Necessity is the mother of intermediaries

Judgment was handed down this morning in Re M (A Child: Intermediaries) [2025] EWCA Civ 440. I had a small non-speaking part (for the FLBA).

The judgment is a delightfully streamlined read and brings some welcome clarity to the approach on the appointment of intermediaries.

As my – frankly fabulous – post title suggests, necessity is the test, baby. Nothing else will do: Not compelling. Not rare. Not exceptional. Just plain old necessary.

Lord Justice Peter Jackson had this to say about the various high court authorities from which these high bar tests have emerged (before going on to politely demolish them):

In the three appeals about intermediaries that it has heard since Part 3A came into effect, this court has taken its provisions at face value.  Considering that the regulatory framework is recent, it is unpromising ground for a wider exercise in judicial interpretation.

So, the various High Court authorities suggesting necessity plus in various flavours can be put to one side, and the President’s very recent guidance must also bow to this binding appellate authority (but only the few paragraphs which run contrary to the judgment).

There is in any event no warrant for overlaying the test of necessity with concepts of rarity or exceptionality.  Frequency is not a test, and nor is exceptionality.  Similarly, the introduction of tests of “compelling reasons”, or of adjournments for lack of an intermediary being “unusual” or “very unusual”, beckon the court to short-circuit its consideration of the evidence in the individual case.  … These projections, including references to “very rare” or “rare” cases, are not a substitute for a straightforward application of the rules.

Be warned though, the CoA did say that the impression apparently held by senior judges that intermediaries were being sought too often is not something to be scoffed away, and should be treated with respect. So whilst necessary doesn’t mean exceptional it also doesn’t mean helpful.

Any perception on the part of the senior family judges that intermediaries are being appointed too freely must be treated seriously.  But as a matter of law the solution lies in the effective application of the necessity test found in the FPR, a test that the court has routinely applied to the appointment of experts in family proceedings since 2014.

We should follow the FPR. Who’d-a-thunk it?

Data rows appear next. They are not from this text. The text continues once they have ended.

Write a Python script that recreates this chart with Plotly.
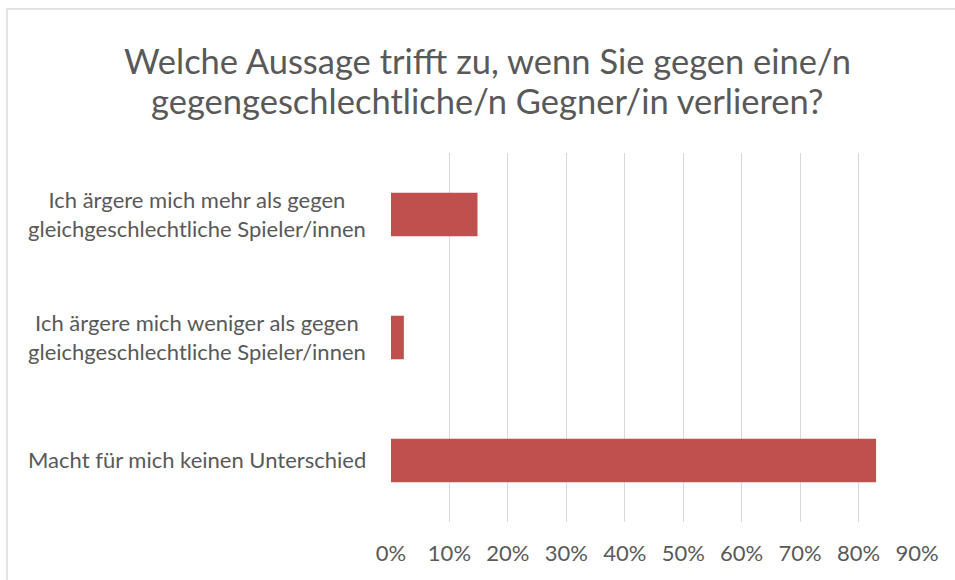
import plotly.graph_objects as go

# Survey answers, listed top to bottom as displayed
categories = [
    "Ich ärgere mich mehr als gegen<br>gleichgeschlechtliche Spieler/innen",
    "Ich ärgere mich weniger als gegen<br>gleichgeschlechtliche Spieler/innen",
    "Macht für mich keinen Unterschied",
]
shares = [0.148, 0.022, 0.830]

x_ticks = [0, 0.1, 0.2, 0.3, 0.4, 0.5, 0.6, 0.7, 0.8, 0.9]
x_tick_labels = ["0%", "10%", "20%", "30%", "40%", "50%", "60%", "70%", "80%", "90%"]

title_lines = [
    "Welche Aussage trifft zu, wenn Sie gegen eine/n",
    "gegengeschlechtliche/n Gegner/in verlieren?",
]

FONT = "Lato"
TEXT_GREY = "#595959"
GRID_GREY = "#d9d9d9"
BAR_RED = "#c0504d"

W, H = 955, 580
ML, MR, MT, MB = 391, 38, 153, 58
plot_w = W - ML - MR
plot_h = H - MT - MB


def py(px):
    """Pixel row (from top of page) -> paper y coordinate."""
    return 1 + (MT - px) / plot_h


fig = go.Figure(
    go.Bar(
        x=shares,
        y=categories,
        orientation="h",
        marker=dict(color=BAR_RED, line=dict(width=0)),
        hoverinfo="x+y",
    )
)

# Category labels, centred line by line to the left of the axis
for cat in categories:
    fig.add_annotation(
        x=0, xref="paper", xshift=-23,
        y=cat, yref="y", yshift=1,
        text=cat, showarrow=False,
        xanchor="right", yanchor="middle", align="center",
        font=dict(family=FONT, size=22, color=TEXT_GREY),
    )

# Two-line chart title with tighter line spacing
for line, row in zip(title_lines, [61, 100]):
    fig.add_annotation(
        x=(487 - ML) / plot_w, xref="paper",
        y=py(row), yref="paper",
        text=line, showarrow=False,
        xanchor="center", yanchor="middle",
        font=dict(family=FONT, size=34.5, color=TEXT_GREY),
    )

# Light outline around the chart area
fig.add_shape(
    type="rect", xref="paper", yref="paper",
    x0=(7 - ML) / plot_w, x1=(W + 10 - ML) / plot_w,
    y0=-(MB + 10) / plot_h, y1=py(9),
    line=dict(color=GRID_GREY, width=1.5), fillcolor="rgba(0,0,0,0)",
    layer="below",
)

fig.update_layout(
    width=W, height=H,
    margin=dict(l=ML, r=MR, t=MT, b=MB, pad=0),
    paper_bgcolor="white", plot_bgcolor="white",
    bargap=0.646,
    showlegend=False,
    xaxis=dict(
        range=[0, 0.9],
        tickvals=x_ticks, ticktext=x_tick_labels,
        showgrid=True, gridcolor=GRID_GREY, gridwidth=1.3,
        zeroline=False, showline=False, ticks="",
        tickfont=dict(family=FONT, size=22, color=TEXT_GREY),
        ticklabelstandoff=16,
        fixedrange=True,
    ),
    yaxis=dict(
        categoryorder="array", categoryarray=categories,
        autorange="reversed",
        showticklabels=False, showgrid=False,
        zeroline=False, showline=False, ticks="",
        fixedrange=True,
    ),
)

fig.write_html("out.html")
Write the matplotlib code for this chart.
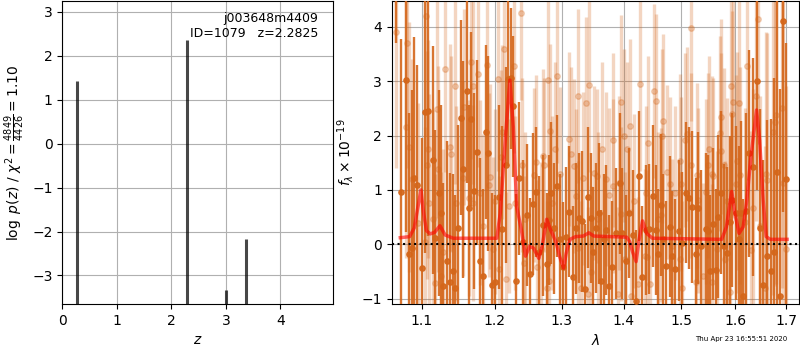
import numpy as np
import matplotlib
matplotlib.use('Agg')
import matplotlib.pyplot as plt
from matplotlib.ticker import ScalarFormatter, NullLocator, NullFormatter

# p(z) peaks
peak_z = [0.265, 2.28, 3.0, 3.375]
peak_logp = [1.42, 2.36, -3.33, -2.16]

# spectrum, darker set
dark_lam = [1.067, 1.0727, 1.0788, 1.0831, 1.087, 1.090, 1.093, 1.1004, 1.104, 1.108,
            1.115, 1.117, 1.123, 1.126, 1.128, 1.133, 1.137, 1.142, 1.145, 1.149,
            1.152, 1.156, 1.161, 1.164, 1.167, 1.171, 1.175, 1.179, 1.184, 1.188,
            1.190, 1.196, 1.201, 1.206, 1.211, 1.216, 1.219, 1.223, 1.227, 1.231,
            1.235, 1.241, 1.247, 1.252, 1.256, 1.260, 1.266, 1.271, 1.277, 1.280,
            1.284, 1.288, 1.293, 1.297, 1.302, 1.307, 1.312, 1.318, 1.322, 1.328,
            1.332, 1.336, 1.341, 1.346, 1.349, 1.354, 1.359, 1.363, 1.367, 1.371,
            1.376, 1.381, 1.387, 1.394, 1.398, 1.404, 1.409, 1.415, 1.421, 1.426,
            1.431, 1.438, 1.443, 1.450, 1.455, 1.459, 1.464, 1.468, 1.473, 1.479,
            1.484, 1.489, 1.496, 1.502, 1.509, 1.514, 1.520, 1.527, 1.530, 1.536,
            1.544, 1.548, 1.552, 1.557, 1.563, 1.568, 1.573, 1.579, 1.585, 1.589,
            1.594, 1.601, 1.606, 1.610, 1.615, 1.621, 1.627, 1.635, 1.642, 1.647,
            1.654, 1.662, 1.669, 1.676, 1.681, 1.688, 1.693, 1.700]
dark_flux = [5.6, 0.97, 3.02, -0.18, -0.07, 1.21, 1.09, -0.44, 2.43, 2.45,
             1.55, 0.11, 0.94, 0.57, -0.77, -0.30, -0.69, -0.50, -0.80, 0.29,
             2.33, 1.38, 2.82, 0.66, 2.31, 0.98, 1.69, -0.31, -0.58, 2.06,
             1.67, -0.75, -0.70, 0.87, 0.28, 1.46, 3.04, 3.05, 2.54, -0.67,
             1.21, 0.05, 0.54, -0.55, 0.74, 0.96, -0.14, 0.35, -0.36, 0.45,
             0.94, 0.29, 1.07, 0.10, -0.42, 0.13, 0.60, -0.60, 0.29, 0.48,
             0.42, -0.82, 0.86, 0.48, -0.14, 0.30, 0.57, -0.67, 0.10, 0.26,
             -0.77, -0.41, 0.20, 1.12, 0.20, -0.30, 0.57, 0.17, -1.04, 1.26,
             -0.60, 0.26, 0.28, 0.89, 0.26, -0.18, 0.72, 0.10, -0.40, 0.32,
             -0.22, -0.46, 0.25, 0.02, 0.95, 0.85, 0.68, -0.18, 0.66, -0.04,
             0.28, 0.25, -0.50, 0.37, -0.48, 0.51, 0.95, -0.03, -0.17, 0.40,
             0.81, 0.57, 0.10, 0.57, -0.96, 0.62, 1.67, 1.42, 3.00, 0.29,
             -0.75, -0.22, -0.50, -0.14, 1.33, -0.95, 4.10, 1.20]
dark_err = [1.9, 2.8, 2.8, 2.6, 2.9, 2.6, 2.2, 2.4, 2.6, 2.3,
            2.1, 2.0, 1.9, 2.0, 1.9, 2.2, 2.0, 1.8, 1.7, 1.9,
            1.8, 2.0, 1.7, 1.9, 1.6, 1.8, 1.7, 1.9, 1.6, 1.6,
            1.8, 1.7, 1.6, 1.7, 1.9, 1.8, 1.6, 1.3, 1.3, 1.6,
            1.4, 1.5, 1.3, 1.4, 1.3, 1.2, 1.4, 1.3, 1.3, 1.2,
            1.3, 1.2, 1.3, 1.2, 1.2, 1.3, 1.2, 1.3, 1.2, 1.2,
            1.3, 1.2, 1.3, 1.2, 1.2, 1.2, 1.3, 1.3, 1.2, 1.2,
            1.3, 1.2, 1.2, 1.3, 1.2, 1.2, 1.2, 1.2, 1.3, 1.2,
            1.3, 1.2, 1.2, 1.3, 1.2, 1.2, 1.3, 1.2, 1.2, 1.3,
            1.2, 1.3, 1.3, 1.3, 1.3, 1.3, 1.4, 1.4, 1.4, 1.4,
            1.4, 1.4, 1.4, 1.4, 1.5, 1.5, 1.5, 1.5, 1.6, 1.6,
            1.6, 1.6, 1.7, 1.7, 1.8, 1.8, 1.9, 2.0, 2.0, 2.2,
            2.3, 2.5, 2.8, 3.2, 3.5, 3.8, 3.5, 2.5]

# spectrum, lighter set
light_lam = [1.067, 1.079, 1.081, 1.083, 1.087, 1.095, 1.104, 1.106, 1.107, 1.108,
             1.110, 1.115, 1.117, 1.120, 1.122, 1.126, 1.128, 1.131, 1.137, 1.139,
             1.144, 1.146, 1.156, 1.157, 1.164, 1.167, 1.169, 1.170, 1.176, 1.179,
             1.184, 1.189, 1.192, 1.193, 1.198, 1.201, 1.205, 1.206, 1.209, 1.211,
             1.213, 1.216, 1.220, 1.228, 1.230, 1.238, 1.240, 1.243, 1.244, 1.257,
             1.261, 1.262, 1.268, 1.271, 1.273, 1.277, 1.279, 1.280, 1.282, 1.285,
             1.290, 1.293, 1.298, 1.312, 1.314, 1.320, 1.322, 1.325, 1.326, 1.331,
             1.334, 1.339, 1.341, 1.343, 1.346, 1.351, 1.356, 1.357, 1.365, 1.371,
             1.375, 1.382, 1.383, 1.391, 1.393, 1.395, 1.396, 1.401, 1.403, 1.406,
             1.411, 1.413, 1.418, 1.424, 1.427, 1.437, 1.438, 1.440, 1.442, 1.444,
             1.451, 1.455, 1.458, 1.464, 1.466, 1.467, 1.475, 1.479, 1.484, 1.489,
             1.497, 1.498, 1.500, 1.502, 1.507, 1.510, 1.517, 1.518, 1.527, 1.529,
             1.531, 1.539, 1.545, 1.548, 1.550, 1.555, 1.556, 1.557, 1.566, 1.570,
             1.572, 1.573, 1.579, 1.580, 1.584, 1.590, 1.591, 1.593, 1.595, 1.601,
             1.604, 1.606, 1.609, 1.618, 1.622, 1.631, 1.635, 1.640, 1.644, 1.648,
             1.657, 1.659, 1.662, 1.673, 1.677, 1.680, 1.691, 1.694, 1.700]
light_flux = [3.90, 2.15, 3.71, 1.79, 1.20, 0.39, 0.05, 4.20, 1.46, 1.75,
              0.76, 0.47, -0.71, 2.48, 1.38, -0.58, -0.15, 3.22, 1.78, 1.66,
              2.91, 0.75, 1.21, 2.52, 0.85, 3.36, 0.76, 2.91, 3.13, 0.95,
              0.33, 3.30, 1.09, 1.24, -0.09, 0.79, 3.04, -0.45, 1.60, 2.07,
              3.60, -0.64, 0.70, 3.28, 0.76, 4.26, 1.45, -0.35, 0.47, 1.27,
              1.52, -0.42, -0.08, 1.62, 1.46, -0.80, 3.02, -0.67, 2.08, 0.76,
              1.76, 3.09, 1.30, 1.94, 1.66, 1.44, 0.88, -0.07, 2.73, -0.80,
              1.21, 2.59, -0.92, 2.93, -0.52, 1.31, 1.25, 0.46, 1.75, 1.20,
              0.90, 1.07, 1.92, -0.91, 1.13, 2.61, 0.56, 2.00, -0.27, 1.75,
              2.18, -0.96, 0.79, -0.73, 2.95, -0.21, 0.94, -0.24, 1.87, -0.73,
              2.82, 2.64, 0.47, 0.54, 1.99, 2.27, 1.33, 1.10, -0.04, 0.95,
              1.53, -0.27, 1.10, -0.80, 1.92, 2.02, 3.97, 1.45, -0.70, 1.27,
              0.81, -0.58, 0.97, 1.45, 1.76, 1.30, -0.70, 1.25, -0.09, 2.04,
              2.35, 1.72, 1.45, -0.27, 0.79, -0.87, 2.91, 2.39, 2.62, 1.11,
              1.53, 2.60, 1.27, 0.40, 3.28, -0.11, 0.66, 2.73, 4.14, 0.33,
              -0.80, 1.30, 1.19, 2.07, 2.24, 2.37, 2.50, 1.13, -0.08]
light_err = [2.5, 2.4, 2.3, 2.3, 2.2, 2.2, 2.1, 2.2, 2.1, 2.0,
             2.0, 2.0, 2.0, 2.0, 1.9, 1.9, 1.9, 1.9, 1.9, 1.8,
             1.8, 1.8, 1.8, 1.8, 1.8, 1.8, 1.8, 1.8, 1.7, 1.7,
             1.7, 1.7, 1.7, 1.7, 1.7, 1.7, 1.7, 1.7, 1.6, 1.6,
             1.6, 1.6, 1.6, 1.6, 1.6, 1.6, 1.6, 1.6, 1.6, 1.6,
             1.6, 1.6, 1.6, 1.6, 1.6, 1.6, 1.6, 1.6, 1.6, 1.6,
             1.6, 1.6, 1.6, 1.6, 1.6, 1.6, 1.6, 1.6, 1.6, 1.6,
             1.6, 1.6, 1.6, 1.6, 1.6, 1.6, 1.6, 1.6, 1.6, 1.6,
             1.6, 1.6, 1.6, 1.6, 1.6, 1.6, 1.6, 1.6, 1.6, 1.6,
             1.6, 1.6, 1.6, 1.6, 1.6, 1.6, 1.6, 1.6, 1.6, 1.6,
             1.6, 1.6, 1.6, 1.6, 1.6, 1.6, 1.6, 1.6, 1.6, 1.6,
             1.6, 1.6, 1.6, 1.6, 1.6, 1.6, 1.7, 1.7, 1.7, 1.7,
             1.7, 1.7, 1.7, 1.7, 1.7, 1.8, 1.8, 1.8, 1.8, 1.8,
             1.8, 1.8, 1.8, 1.8, 1.9, 1.9, 1.9, 1.9, 1.9, 2.0,
             2.0, 2.0, 2.0, 2.1, 2.1, 2.2, 2.2, 2.3, 2.3, 2.4,
             2.6, 2.6, 2.7, 3.0, 3.0, 3.1, 3.3, 3.4, 3.0]

# best-fit model
model_lam = [1.072, 1.084, 1.090, 1.095, 1.0988, 1.102, 1.106, 1.111, 1.117, 1.124,
             1.131, 1.142, 1.203, 1.208, 1.216, 1.222, 1.227, 1.232, 1.239, 1.245,
             1.251, 1.257, 1.265, 1.270, 1.277, 1.283, 1.291, 1.297, 1.303, 1.307,
             1.313, 1.322, 1.334, 1.343, 1.351, 1.405, 1.410, 1.415, 1.421, 1.426,
             1.432, 1.439, 1.449, 1.574, 1.583, 1.593, 1.599, 1.607, 1.615, 1.622,
             1.630, 1.641, 1.647, 1.654, 1.660, 1.668, 1.702]
model_flux = [0.12, 0.14, 0.30, 0.70, 1.00, 0.60, 0.25, 0.19, 0.22, 0.34,
              0.17, 0.11, 0.11, 0.57, 2.04, 3.02, 2.16, 0.69, 0.26, -0.22,
              -0.04, -0.07, -0.26, -0.04, 0.46, 0.26, 0.05, -0.23, -0.44, -0.17,
              0.09, 0.14, 0.15, 0.21, 0.15, 0.13, 0.05, -0.14, -0.32, 0.08,
              0.43, 0.20, 0.11, 0.09, 0.32, 0.97, 0.57, 0.20, 0.32, 0.81,
              1.61, 2.47, 1.92, 0.81, 0.14, 0.09, 0.09]

orange = '#d4661a'

fig = plt.figure(figsize=(8, 3.5), dpi=100)

# left: p(z)
ax1 = fig.add_axes([0.0779, 0.1314, 0.3388, 0.8649])
ymin1 = -3.65
ax1.vlines(peak_z, ymin1, peak_logp, color='k', alpha=0.72, lw=2.2)
ax1.set_xlim(0, 4.97)
ax1.set_ylim(ymin1, 3.24)
ax1.set_xticks([0, 1, 2, 3, 4])
ax1.set_yticks([-3, -2, -1, 0, 1, 2, 3])
ax1.grid(True)
ax1.set_axisbelow(True)
ax1.set_xlabel(r'$z$')
ax1.set_ylabel(r'$\log\ p(z)$ / $\chi^2=\frac{4849}{4426}=1.10$')
ax1.text(0.945, 0.966, 'j003648m4409\nID=1079   z=2.2825', transform=ax1.transAxes,
         ha='right', va='top', multialignment='right', fontsize=9)

# right: spectrum
ax2 = fig.add_axes([0.4896, 0.1314, 0.5095, 0.8649])
ax2.errorbar(light_lam, light_flux, yerr=light_err, marker='o', ms=4, linestyle='none',
             color=orange, alpha=0.27, elinewidth=2.4, capsize=0, zorder=2)
ax2.errorbar(dark_lam, dark_flux, yerr=dark_err, marker='o', ms=3.8, linestyle='none',
             color=orange, alpha=0.9, elinewidth=1.7, capsize=0, zorder=3)
ax2.plot(model_lam, model_flux, color='r', alpha=0.6, lw=2.5, zorder=4)
ax2.axhline(0, color='k', linestyle=':', lw=1.5, zorder=5)

ax2.set_xscale('log')
ax2.set_xlim(1.061, 1.727)
ax2.set_ylim(-1.1, 4.47)
ax2.set_xticks([1.1, 1.2, 1.3, 1.4, 1.5, 1.6, 1.7])
ax2.xaxis.set_major_formatter(ScalarFormatter())
ax2.xaxis.set_minor_locator(NullLocator())
ax2.xaxis.set_minor_formatter(NullFormatter())
ax2.set_yticks([-1, 0, 1, 2, 3, 4])
ax2.grid(True)
for gl in ax2.get_xgridlines() + ax2.get_ygridlines():
    gl.set_zorder(6)
ax2.set_xlabel(r'$\lambda$')
ax2.set_ylabel(r'$f_\lambda\times10^{-19}$')

fig.text(0.984, 0.022, 'Thu Apr 23 16:55:51 2020', ha='right', va='bottom', fontsize=5)

fig.savefig('out.png', dpi=100)
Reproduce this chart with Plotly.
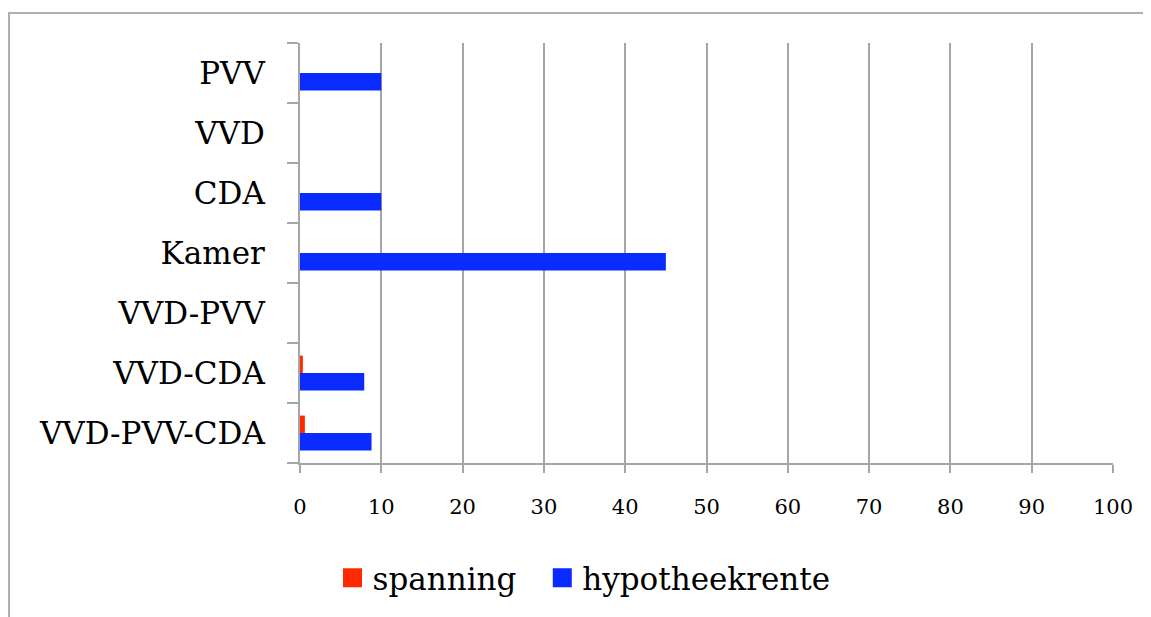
import plotly.graph_objects as go

categories = ["VVD-PVV-CDA", "VVD-CDA", "VVD-PVV", "Kamer", "CDA", "VVD", "PVV"]
spanning = [0.6, 0.35, 0, 0, 0, 0, 0]
hypotheekrente = [8.8, 7.9, 0, 45, 10, 0, 10]
x_ticks = [0, 10, 20, 30, 40, 50, 60, 70, 80, 90, 100]

FONT = "DejaVu Serif"
GRID = "#a6a6a6"
RED = "#ff2a00"
BLUE = "#0a2bff"

fig = go.Figure()
fig.add_trace(go.Bar(
    y=categories, x=hypotheekrente, orientation="h", name="hypotheekrente",
    marker=dict(color=BLUE, line=dict(width=0)), showlegend=False,
))
fig.add_trace(go.Bar(
    y=categories, x=spanning, orientation="h", name="spanning",
    marker=dict(color=RED, line=dict(width=0)), showlegend=False,
))
# legend entries
fig.add_trace(go.Scatter(x=[None], y=[None], mode="markers", name="spanning",
                         marker=dict(symbol="square", size=16, color=RED,
                                     line=dict(color=RED, width=3)), legend="legend"))
fig.add_trace(go.Scatter(x=[None], y=[None], mode="markers", name="hypotheekrente",
                         marker=dict(symbol="square", size=16, color=BLUE,
                                     line=dict(color=BLUE, width=3)), legend="legend2"))

leg_common = dict(orientation="h", y=-0.274, yanchor="middle", xanchor="left",
                  font=dict(size=31, family=FONT), itemsizing="trace",
                  bgcolor="rgba(0,0,0,0)")
fig.update_layout(
    width=1143, height=609,
    paper_bgcolor="white", plot_bgcolor="white",
    margin=dict(l=292, r=38, t=35, b=154),
    barmode="group", bargap=0.42, bargroupgap=0,
    font=dict(family=FONT, color="black"),
    showlegend=True,
    legend=dict(x=0.040, **leg_common),
    legend2=dict(x=0.298, **leg_common),
    shapes=[dict(type="rect", xref="paper", yref="paper",
                 x0=-291/813, x1=1.2, y0=-0.5, y1=1 + 30/420,
                 line=dict(color="#b0b0b0", width=2), fillcolor="rgba(0,0,0,0)", layer="below")],
)
fig.update_xaxes(
    range=[0, 100], tickvals=x_ticks, ticktext=[str(v) for v in x_ticks],
    showgrid=True, gridcolor=GRID, gridwidth=2,
    showline=True, linecolor=GRID, linewidth=2,
    ticks="outside", ticklen=8, tickcolor=GRID, tickwidth=2, ticklabelstandoff=16,
    tickfont=dict(size=21, family=FONT), zeroline=False,
)
fig.update_yaxes(
    categoryorder="array", categoryarray=categories,
    showline=True, linecolor=GRID, linewidth=2,
    ticks="outside", ticklen=11, tickcolor=GRID, tickwidth=2, tickson="boundaries",
    tickfont=dict(size=31, family=FONT), showgrid=False, ticklabelstandoff=27,
)
fig.write_html("out.html")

Advocates are expected to have sufficient skill to differentiate their questioning style and client care, but there is a limit – the judgment acknowledges that we only have one pair of eyes, and one pair of hands, have quite a lot else on our plate and are NOT intermediaries:

The court is entitled to expect specialist family lawyers to have a good level of understanding of the needs of vulnerable individuals in proceedings and an ability to adapt their communication style.  It will consider what can reasonably be expected of the advocates, and in particular of the vulnerable party’s advocate in the individual case, bearing in mind that professional continuity may not be guaranteed.  Intermediaries should clearly not be appointed on a ‘just in case’ basis, or because it might make life easier for the court, but equally advocates should not be required to stray beyond their reasonable professional competence to make up for the absence of an intermediary where one is necessary.

The judgment confirms that intermediaries may be appointed to assist in conferences away from court, for instance to prepare a witness statement – but just because a party needs an intermediary in the pressured environment of court does not necessarily mean they will need an intermediary at conferences elsewhere. The two should be considered separately.

The judgment also confirms that the contributions of the parties’ legal representatives on their vulnerable person’s needs are a legitimate part of the mix:

The court is also entitled to take account of the parties’ submissions, to whatever extent it considers appropriate.  Advocates are expected to have the skill to identify and adapt to vulnerability, and their submissions on the measures needed to ensure a fair trial form part of the information on which the court can act.  The advocate representing a vulnerable person or seeking to call them as a witness may be well placed to assist the court from their own interactions with the vulnerable person, but it would be inappropriate to require evidence from them in the form of a witness statement.  As the process is a collaborative one – PD3AA paragraphs 1.4 and 3.1– the court may also benefit from submissions made by other parties, who may also have their own interest in the decision.  The local authority and Children’s Guardian will wish to ensure that the proceedings rest on firm foundations and, depending on the case, individual parties may have their own perspectives.

Two further points:

  • The intermediary conducting the assessment should be sent any cognitive assessment. This doesn’t seem to happen routinely but the Court of Appeal have said that the intermediary should have that information (for obvious reasons).
  • One of the errors made by the judge in the case appealed was that he did not properly consider what alternatives could and would be put in place to obviate the need for an intermediary. Had he done so the necessity for an intermediary would have been apparent (hello, Holistic evaluation has entered the chat). The checklist of factors in r3A.7 are an invaluable aide to a sound decision.